UK: finalises cross-border tax planning disclosure regulations:
The UK government has made final regulations implementing Council Directive (EU) 2018/822 (DAC6) requirements on the mandatory disclosure of cross-border tax arrangements.
The Directive, adopted in May 2018, requires intermediaries such as tax advisors, accountants and lawyers to report to their national tax authority any cross-border tax planning schemes in which they are involved, if the scheme bears ‘hallmarks’ showing it to be potentially ‘aggressive avoidance’. EU Member States will exchange this information through a central database.
UK AML: new regulations in force:
With the Money Laundering and Terrorist Financing (Amendment) Regulations 2019 now in force, HMRC has warned that all firms are required to be fully compliant with the new requirements from 10 January, although the short lead-in time will be taken into account when assessing any sanctions.
In particular, says HMRC, trust or company service providers and money service businesses who apply to register from 10 January will not be able to carry out relevant activity until HMRC has determined their application.
UK: government transposes 5AMLD on time:
The UK government has enacted regulations bringing into force the EU Fifth Anti-Money Laundering Directive (5AMLD).
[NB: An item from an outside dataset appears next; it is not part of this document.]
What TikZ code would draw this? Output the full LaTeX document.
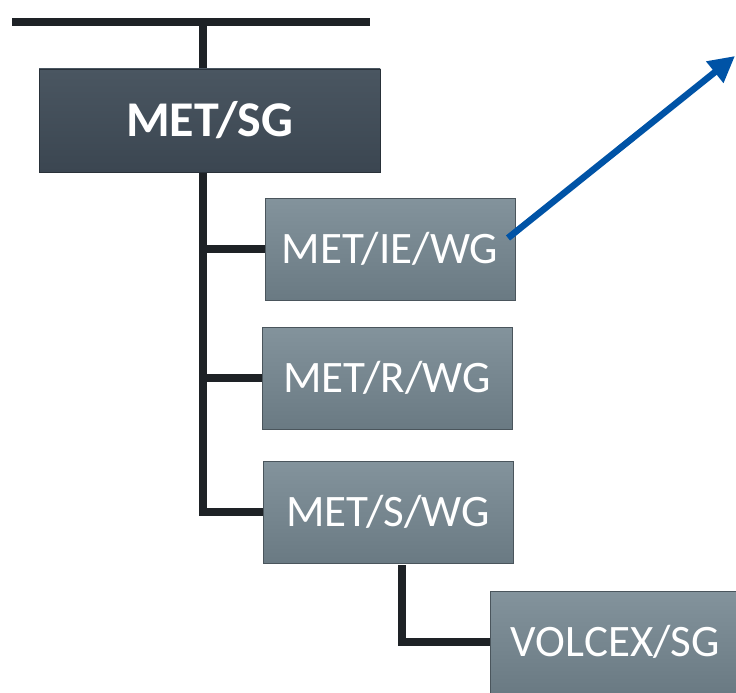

The provisions are contained in the Money Laundering and Terrorist Financing (Amendment) Regulations 2019, laid before parliament on 19 December and enacted the following day. Most of them will come into effect on 10 January, the EU’s official deadline for Member States to transpose 5AMLD into national legislation, although few other countries are ready to do so. Although the UK is due to leave the EU later this year, it has nevertheless agreed to transpose the Directive.